The apostle Paul, in his first letter to Timothy, gave instruction regarding the selection of leaders for the church. For both elders and deacons, they must be the husband of but one wife (1Timothy 3:2 and 3:12). Paul is not implying that leaders have different standards from non-leaders but that leaders are to set example in the church for what marriage should really be in the Christian realm.

Regarding divorce, as mentioned earlier, Moses permitted divorce only because the people’s hearts were hard. They refused to work on their marriages and instead, chose the easy way out when a relationship isn’t working. Moses never intended for divorce to become a norm among the Israelites but was simply a concession for the hardness of people’s hearts.

If one carefully examines the Scripture, there are only two valid reasons for divorce. The first, as mentioned above, is marital unfaithfulness.

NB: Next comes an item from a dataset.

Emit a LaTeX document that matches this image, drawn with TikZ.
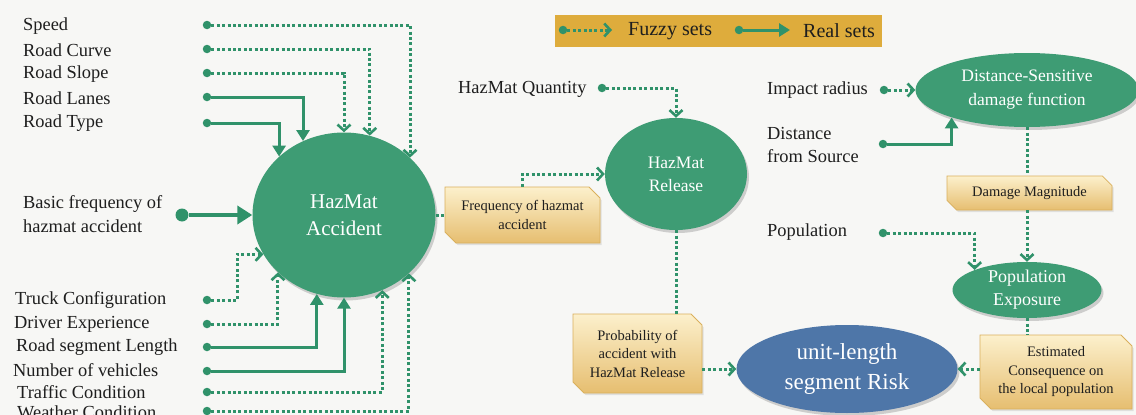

When a spouse is unfaithful to his wife or husband by having an extra-marital affair or by maintaining a second family, then the offended spouse is given the right to divorce his guilty spouse. The second reason for divorce is found in 1Corinthians 7 where a divorce may be initiated by a non-believing spouse against the believing spouse for any cause. Paul, however, exhorts believers not to exercise the option of divorce as the unbelievers were doing (1 Corinthians 7:10); husbands should not divorce their wives while wives should not think about separating from their husbands. Now, if it so happens that a wife does separate from her husband, then she must remain unmarried (7:11). It is unclear as to whether this same rule of remaining unmarried applies to the husband but I believe the rule that applies for the wives should also be applicable for the husbands.

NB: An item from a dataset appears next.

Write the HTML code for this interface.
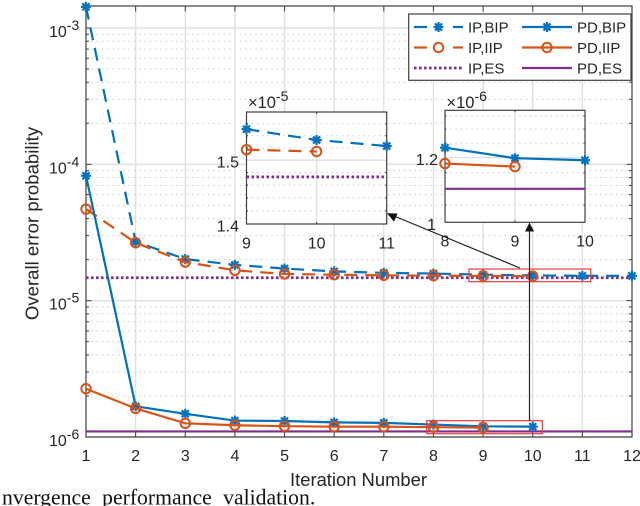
<!DOCTYPE html>
<html lang="en">
<head>
<meta charset="utf-8">
<title>Convergence performance validation</title>
<style>
html,body{margin:0;padding:0;background:#fff;width:640px;height:506px;overflow:hidden}
svg{display:block;filter:blur(0.35px)}
text{font-family:"Liberation Sans",sans-serif;fill:#262626}
</style>
</head>
<body>
<svg id="chart" xmlns="http://www.w3.org/2000/svg" width="640" height="506" viewBox="0 0 640 506"></svg>
<script>
const categories = [1, 2, 3, 4, 5, 6, 7, 8, 9, 10, 11, 12];
const ipBipValues = [1.43e-3, 2.71e-5, 2.02e-5, 1.83e-5, 1.72e-5, 1.64e-5, 1.60e-5, 1.58e-5, 1.551e-5, 1.533e-5, 1.523e-5, 1.52e-5];
const ipIipValues = [4.7e-5, 2.66e-5, 1.92e-5, 1.67e-5, 1.57e-5, 1.55e-5, 1.535e-5, 1.525e-5, 1.517e-5, 1.514e-5];
const pdBipValues = [8.25e-5, 1.68e-6, 1.48e-6, 1.32e-6, 1.31e-6, 1.28e-6, 1.27e-6, 1.234e-6, 1.198e-6, 1.191e-6];
const pdIipValues = [2.26e-6, 1.62e-6, 1.26e-6, 1.22e-6, 1.2e-6, 1.19e-6, 1.19e-6, 1.18e-6, 1.17e-6];
const ipEsValue = [1.473e-5];
const pdEsValue = [1.099e-6];
const yTickExponents = [-3, -4, -5, -6];
const yMinorMultipliers = [2, 3, 4, 5, 6, 7, 8, 9];
const inset1XTicks = [9, 10, 11];
const inset1YTicks = [1.4, 1.5];
const inset1YMinor = [1.42, 1.44, 1.46, 1.48, 1.52, 1.54, 1.56];
const inset2XTicks = [8, 9, 10];
const inset2YTicks = [1, 1.2];
const inset2YMinor = [1.05, 1.1, 1.15, 1.25, 1.3, 1.35];
const legendLabels = ["IP,BIP", "IP,IIP", "IP,ES", "PD,BIP", "PD,IIP", "PD,ES"];

const BLUE = "#0072BD", ORANGE = "#D95319", PURPLE = "#7E2F8E", INK = "#404040";
const svg = document.getElementById("chart");
const NS = "http://www.w3.org/2000/svg";

function shape(parent, tag, props) {
  const el = document.createElementNS(NS, tag);
  for (const k in props) el.setAttribute(k, props[k]);
  parent.appendChild(el);
  return el;
}
function linearScale(d0, d1, p0, p1) { return v => p0 + (v - d0) / (d1 - d0) * (p1 - p0); }
function logScale(d0, d1, p0, p1) { return v => p0 + (Math.log10(v) - Math.log10(d0)) / (Math.log10(d1) - Math.log10(d0)) * (p1 - p0); }

function addStar(parent, cx, cy, color, r) {
  const g = shape(parent, "g", { stroke: color, "stroke-width": 2.2, fill: "none" });
  
  
  [0, 45, 90, 135].forEach(a => {
    const dx = Math.cos(a * Math.PI / 180) * r, dy = Math.sin(a * Math.PI / 180) * r;
    shape(g, "line", { x1: cx - dx, y1: cy - dy, x2: cx + dx, y2: cy + dy });
  });
  return g;
}
function addCircle(parent, cx, cy, color, r) {
  const c = shape(parent, "circle", { cx: cx, cy: cy, r: r, fill: "none", stroke: color, "stroke-width": 2 });
  
  
  return c;
}
function addSeries(parent, name, xs, ys, sx, sy, color, dash, marker, xMin, xMax) {
  const g = shape(parent, "g", {});
  
  
  const pts = [];
  xs.forEach((x, i) => { if (i < ys.length && x >= xMin && x <= xMax) pts.push([sx(x), sy(ys[i])]); });
  const line = shape(g, "polyline", { points: pts.map(p => p[0] + "," + p[1]).join(" "), fill: "none", stroke: color, "stroke-width": 2.2 });
  
  
  if (dash) line.setAttribute("stroke-dasharray", dash);
  pts.forEach(p => {
    if (marker === "star") addStar(g, p[0], p[1], color, 5);
    else addCircle(g, p[0], p[1], color, 4.7);
  });
}
function addFlatLine(parent, name, x0, x1, y, color, dotted) {
  const l = shape(parent, "line", { x1: x0, x2: x1, y1: y, y2: y, stroke: color, "stroke-width": dotted ? 2.8 : 2.1 });
  
  
  if (dotted) l.setAttribute("stroke-dasharray", "2.6 2.4");
}
function addLabel(parent, name, x, y, str, size, anchor) {
  const t = shape(parent, "text", { x: x, y: y, "font-size": size, "text-anchor": anchor || "middle" });
  
  
  t.textContent = str;
  return t;
}
function addSciLabel(parent, name, x, y, prefix, exp, size, supSize, anchor) {
  const t = addLabel(parent, name, x, y, prefix, size, anchor);
  const s = shape(t, "tspan", { dy: -7, "font-size": supSize });
  s.textContent = exp;
  return t;
}
function gridLine(parent, name, x1, y1, x2, y2, minor) {
  const l = shape(parent, "line", { x1: x1, y1: y1, x2: x2, y2: y2, stroke: minor ? "#c4c4c4" : "#e0e0e0", "stroke-width": minor ? 1 : 1.4 });
  
  
  if (minor) l.setAttribute("stroke-dasharray", "1.3 4");
}
function tick(parent, name, x1, y1, x2, y2) {
  const l = shape(parent, "line", { x1: x1, y1: y1, x2: x2, y2: y2, stroke: INK, "stroke-width": 1 });
  
  
}
function frame(parent, name, L, T, R, B) {
  const r = shape(parent, "rect", { x: L, y: T, width: R - L, height: B - T, fill: "none", stroke: INK, "stroke-width": 1.2 });
  
  
}

/* ---------- main axes ---------- */
const L = 86, R = 632, T = 6, B = 437;
const x = linearScale(1, 12, L, R);
const y = logScale(1e-6, 1e-3, B, 28);

const mainGrid = shape(svg, "g", {});


yTickExponents.forEach(e => {
  yMinorMultipliers.forEach(m => {
    const v = m * Math.pow(10, e);
    if (y(v) > T) gridLine(mainGrid, "y-minor-gridline", L, y(v), R, y(v), true);
  });
});
categories.slice(1, -1).forEach(c => gridLine(mainGrid, "x-gridline", x(c), T, x(c), B, false));
yTickExponents.forEach(e => gridLine(mainGrid, "y-gridline", L, y(Math.pow(10, e)), R, y(Math.pow(10, e)), false));

const mainTicks = shape(svg, "g", {});


categories.forEach(c => {
  tick(mainTicks, "x-tick", x(c), B, x(c), B - 5.5);
  tick(mainTicks, "x-tick-top", x(c), T, x(c), T + 5.5);
  addLabel(svg, "x-tick-label", x(c), 461, String(c), 16);
});
yTickExponents.forEach(e => {
  const v = Math.pow(10, e);
  tick(mainTicks, "y-tick", L, y(v), L + 5.5, y(v));
  tick(mainTicks, "y-tick-right", R, y(v), R - 5.5, y(v));
  yMinorMultipliers.forEach(m => {
    const w = m * v;
    if (y(w) > T) {
      tick(mainTicks, "y-minor-tick", L, y(w), L + 3, y(w));
      tick(mainTicks, "y-minor-tick-right", R, y(w), R - 3, y(w));
    }
  });
  addSciLabel(svg, "y-tick-label", 49, y(v) + 9, "10", String(e), 16, 14, "start");
});
frame(svg, "main-axes-frame", L, T, R, B);

addFlatLine(svg, "series-ip-es", L, R, y(ipEsValue[0]), PURPLE, true);
addFlatLine(svg, "series-pd-es", L, R, y(pdEsValue[0]), PURPLE, false);
addSeries(svg, "series-ip-bip", categories, ipBipValues, x, y, BLUE, "13 8", "star", 1, 12);
addSeries(svg, "series-ip-iip", categories, ipIipValues, x, y, ORANGE, "13 8", "circle", 1, 12);
addSeries(svg, "series-pd-bip", categories, pdBipValues, x, y, BLUE, "", "star", 1, 12);
addSeries(svg, "series-pd-iip", categories, pdIipValues, x, y, ORANGE, "", "circle", 1, 12);

addLabel(svg, "x-axis-title", 358.5, 486, "Iteration Number", 18.4);
const yTitle = addLabel(svg, "y-axis-title", 0, 0, "Overall error probability", 18.6);
yTitle.setAttribute("transform", "translate(38.5 223.5) rotate(-90)");

/* ---------- zoom region rectangles ---------- */
const zoomUpper = shape(svg, "rect", { x: 469, y: 269, width: 121.7, height: 12.7, fill: "none", stroke: "#f03a3a", "stroke-width": 1.2 });


const zoomLower = shape(svg, "rect", { x: 426.7, y: 420.7, width: 115.6, height: 13, fill: "none", stroke: "#f03a3a", "stroke-width": 1.2 });



/* ---------- insets ---------- */
function drawInset(name, box, xDomain, yDomain, xTicks, yTicks, yMinor, exp, scale, labelsRight, xLabelY, drawSeries) {
  const g = shape(svg, "g", {});
  
  
  const bg = shape(g, "rect", { x: box.L, y: box.T, width: box.R - box.L, height: box.B - box.T, fill: "#fff" });
  
  
  const sx = linearScale(xDomain[0], xDomain[1], box.L, box.R);
  const sy = logScale(yDomain[0] * scale, yDomain[1] * scale, box.B, box.T);
  yMinor.forEach(v => gridLine(g, name + "-y-minor-gridline", box.L, sy(v * scale), box.R, sy(v * scale), true));
  xTicks.slice(1, -1).forEach(v => gridLine(g, name + "-x-gridline", sx(v), box.T, sx(v), box.B, false));
  yTicks.forEach(v => { if (v !== yDomain[0]) gridLine(g, name + "-y-gridline", box.L, sy(v * scale), box.R, sy(v * scale), false); });
  xTicks.forEach(v => {
    tick(g, name + "-x-tick", sx(v), box.B, sx(v), box.B - 2);
    tick(g, name + "-x-tick-top", sx(v), box.T, sx(v), box.T + 2);
    addLabel(g, name + "-x-tick-label", sx(v), xLabelY, String(v), 16);
  });
  yMinor.forEach(v => {
    tick(g, name + "-y-minor-tick", box.L, sy(v * scale), box.L + 1.5, sy(v * scale));
    tick(g, name + "-y-minor-tick-right", box.R, sy(v * scale), box.R - 1.5, sy(v * scale));
  });
  yTicks.forEach((v, i) => {
    addLabel(g, name + "-y-tick-label", labelsRight[i], sy(v * scale) + 7.5, String(v), 16, "end");
  });
  frame(g, name + "-frame", box.L, box.T, box.R, box.B);
  drawSeries(g, sx, sy, box);
  const m = addLabel(g, name + "-multiplier", box.L + 1.5, 108, "\u00D710", 16.5, "start");
  const s = shape(m, "tspan", { dy: -7, "font-size": 14 });
  s.textContent = exp;
}

drawInset("inset-ip", { L: 246.5, T: 112, R: 386.7, B: 224 }, [9, 11], [1.4, 1.58], inset1XTicks, inset1YTicks, inset1YMinor, "-5", 1e-5, [239, 239], 248.5, (g, sx, sy, b) => {
  addFlatLine(g, "inset-ip-es", b.L, b.R, sy(ipEsValue[0]), PURPLE, true);
  addSeries(g, "inset-ip-bip", categories, ipBipValues, sx, sy, BLUE, "13 8", "star", 9, 11);
  addSeries(g, "inset-ip-iip", categories, ipIipValues, sx, sy, ORANGE, "13 8", "circle", 9, 11);
});
drawInset("inset-pd", { L: 445, T: 110.3, R: 585, B: 222.3 }, [8, 10], [1, 1.371], inset2XTicks, inset2YTicks, inset2YMinor, "-6", 1e-6, [436, 438], 246.5, (g, sx, sy, b) => {
  addFlatLine(g, "inset-pd-es", b.L, b.R, sy(pdEsValue[0]), PURPLE, false);
  addSeries(g, "inset-pd-bip", categories, pdBipValues, sx, sy, BLUE, "", "star", 8, 10);
  addSeries(g, "inset-pd-iip", categories, pdIipValues, sx, sy, ORANGE, "", "circle", 8, 10);
});

/* ---------- arrows ---------- */
const arrowV = shape(svg, "line", { x1: 529.5, y1: 421, x2: 529.5, y2: 230, stroke: "#222", "stroke-width": 1.2 });


const arrowVHead = shape(svg, "polygon", { points: "529.5,222.5 525,231.5 534,231.5", fill: "#111" });


const arrowD = shape(svg, "line", { x1: 520, y1: 268, x2: 394, y2: 216, stroke: "#222", "stroke-width": 1.2 });


const arrowDHead = shape(svg, "polygon", { points: "387,213.3 397.5,213.5 394,221.8", fill: "#111" });



/* ---------- legend ---------- */
const legend = shape(svg, "g", {});


const legendBox = shape(legend, "rect", { x: 408.7, y: 14, width: 222.3, height: 66.3, fill: "#fff", stroke: INK, "stroke-width": 1.2 });


const rowY = [27, 47.5, 68];
const colX = [[414, 463, 468], [522, 572, 577]];
const styles = [
  { c: BLUE, kind: "dash", m: "star" }, { c: ORANGE, kind: "dash", m: "circle" }, { c: PURPLE, kind: "dot" },
  { c: BLUE, kind: "solid", m: "star" }, { c: ORANGE, kind: "solid", m: "circle" }, { c: PURPLE, kind: "solid" }
];
legendLabels.forEach((lab, i) => {
  const cx = colX[Math.floor(i / 3)], ry = rowY[i % 3], st = styles[i];
  const e = shape(legend, "g", {});
  
  
  const mid = (cx[0] + cx[1]) / 2;
  if (st.kind === "dash") {
    shape(e, "line", { x1: cx[0], x2: cx[0] + 13, y1: ry, y2: ry, stroke: st.c, "stroke-width": 2.2 });
    shape(e, "line", { x1: cx[1] - 10, x2: cx[1], y1: ry, y2: ry, stroke: st.c, "stroke-width": 2.2 });
  } else if (st.kind === "dot") {
    shape(e, "line", { x1: cx[0], x2: cx[1], y1: ry, y2: ry, stroke: st.c, "stroke-width": 2.8, "stroke-dasharray": "2.6 2.4" });
  } else {
    shape(e, "line", { x1: cx[0], x2: cx[1], y1: ry, y2: ry, stroke: st.c, "stroke-width": 2.2 });
  }
  if (st.m === "star") addStar(e, mid, ry, st.c, 5);
  if (st.m === "circle") addCircle(e, mid, ry, st.c, 4.7);
  addLabel(e, "legend-label", cx[2], ry + 5.5, lab, 15, "start");
});

/* ---------- cropped caption ---------- */
const caption = addLabel(svg, "figure-caption", 2, 504.3, "nvergence performance validation.", 21.7, "start");
caption.setAttribute("style", "font-family:'Liberation Serif',serif;fill:#111;word-spacing:6px");
</script>
</body>
</html>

It is thus clear from Scripture that divorce can only be initiated when there is a clear case of marital unfaithfulness committed by the other spouse, and when the one initiating the divorce is the non-believer between the married couple. It is also clear from Scripture that divorce is never an option for the believer, even if his or her spouse is an unbeliever.

What About Remarriage?

The issue of remarriage is a controversial one of which every pastor will have a different opinion. Some will say that remarriage is prohibited in light of what was mentioned in 1 Corinthians 7:11. Others, however, believe that remarriage is allowed because Jesus himself seemed to allow it when he said that a person who divorces his wife for cause of marital unfaithfulness and remarries again would not be committing adultery.

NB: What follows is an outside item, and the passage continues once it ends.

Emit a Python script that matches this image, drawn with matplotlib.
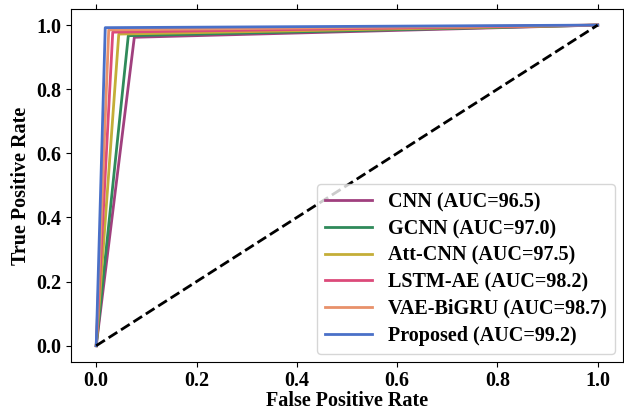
import numpy as np
import matplotlib
matplotlib.use("Agg")
import matplotlib.pyplot as plt

plt.rcParams['font.family'] = ['Liberation Serif', 'DejaVu Serif']
plt.rcParams['font.weight'] = 'bold'

models = ['CNN', 'GCNN', 'Att-CNN', 'LSTM-AE', 'VAE-BiGRU', 'Proposed']
auc = [96.5, 97.0, 97.5, 98.2, 98.7, 99.2]
fpr_knee = [0.076, 0.064, 0.045, 0.033, 0.025, 0.018]
tpr_knee = [0.962, 0.967, 0.972, 0.978, 0.985, 0.992]
colors = ['#a0407e', '#2f8a5a', '#c4ae38', '#dc4a7a', '#e8916a', '#4a70c8']

fig = plt.figure(figsize=(6.24, 4.12), dpi=100)
ax = fig.add_axes([0.114, 0.122, 0.884, 0.856])

for name, a, fx, ty, c in zip(models, auc, fpr_knee, tpr_knee, colors):
    ax.plot([0, fx, 1], [0, ty, 1], color=c, lw=2, label=f'{name} (AUC={a})')
ax.plot([0, 1], [0, 1], 'k--', lw=2)

ax.set_xlim(-0.05, 1.05)
ax.set_ylim(-0.05, 1.05)
ax.set_xticks(np.arange(0, 1.01, 0.2))
ax.set_yticks(np.arange(0, 1.01, 0.2))
ax.tick_params(labelsize=14.5, top=True)
ax.set_xlabel('False Positive Rate', fontsize=14.5, fontweight='bold', labelpad=0)
ax.set_ylabel('True Positive Rate', fontsize=14.5, fontweight='bold', labelpad=4)
ax.legend(loc='lower right', fontsize=14.5, handlelength=2.3, borderaxespad=0.4,
          labelspacing=0.33)

fig.savefig("out.png")
plt.close(fig)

While this is a hard issue to resolve, I personally hold to the more conservative stance regarding remarriage – that it is something a believer should not do while his or her spouse is alive, even if they are already divorced or separated. It is because I believe the words of Jesus in Matthew 19 is not a license for remarriage but what it was saying was that you cannot divorce unless the reason is that your partner committed marital unfaithfulness. If you remarry, then you would have committed adultery, no matter how unfaithful your partner may be. This can be reconciled with how Mark recorded Jesus’ words in Mark 10 where the person who divorces and remarries has committed the sin of adultery. I know that this is a hard and unpopular stance but I am of the opinion that a marriage is worth fighting for. Divorce should always be a last option when things aren’t working out after you’ve tried everything. In the Philippines, where divorce is non-existent, legal separation becomes the equivalent of a divorce, except that you cannot remarry when you are legally separated. Furthermore, a legal separation functions more as a protection for a spouse from an abusive partner and should not be used flippantly. Annulment, for me personally, is a bad option as you use legal loopholes to justify having your marriage annulled and declared as not having taken place at all.

Remarriage, however, is acceptable whenever one spouse dies and the surviving spouse chooses to remarry, provided the new spouse is also a believer (1 Corinthians 7:39).

What If I Am Divorced Or Had Annulled My Marriage And Remarried, Have I Committed An Unforgivable Sin?

There are those in the church who are divorced from their spouses or had their marriages annulled, and remarried. According to Scripture, they have committed adultery. Although adultery is a grievous sin, it is not an unpardonable sin. I believe that God can forgive our sins through Christ and also restore, even when a remarriage leads to committing the sin of adultery. However, I think we must bear the consequences of that sin if and when they come. It is all a matter of recognizing the wrong that we’ve done, repenting of our sins and asking God to grant us his grace. We must then resolve on our part to make the new marriage work, so that it can then bring glory to God after experiencing the grace of God.

Conclusion:

The topic of divorce, legal separation, annulment and remarriage is a complicated issue that every believer needs to be aware of, not for him or her to consider when a marriage is facing rough waters, but for them to see the ugliness that sin has brought about to the wonderful institution of marriage. Yet, in the midst of the ugliness, God is and can still work out the mess we get ourselves into, if only we allow him and when we turn back to him.

Another challenge everyone should consider before walking the aisle is that, in God’s plan, there should be no mention of the words “divorce”, “annulment” or “legal separation” in a marriage. These words should never come out of our mouths in the heat of argument nor when things aren’t working out well in one’s marriage. There must be a commitment between each person considering marriage or who is currently in a marriage relationship that they will work on it and never quit even when times get rough.

While this article is quite long, I pray that its content has given you a good idea regarding the subject. Furthermore, I pray that if you are considering marriage, you will be committed to faithfulness and devoted to love. Build a marriage that will last and that will bring glory to the name of our Lord Jesus Christ.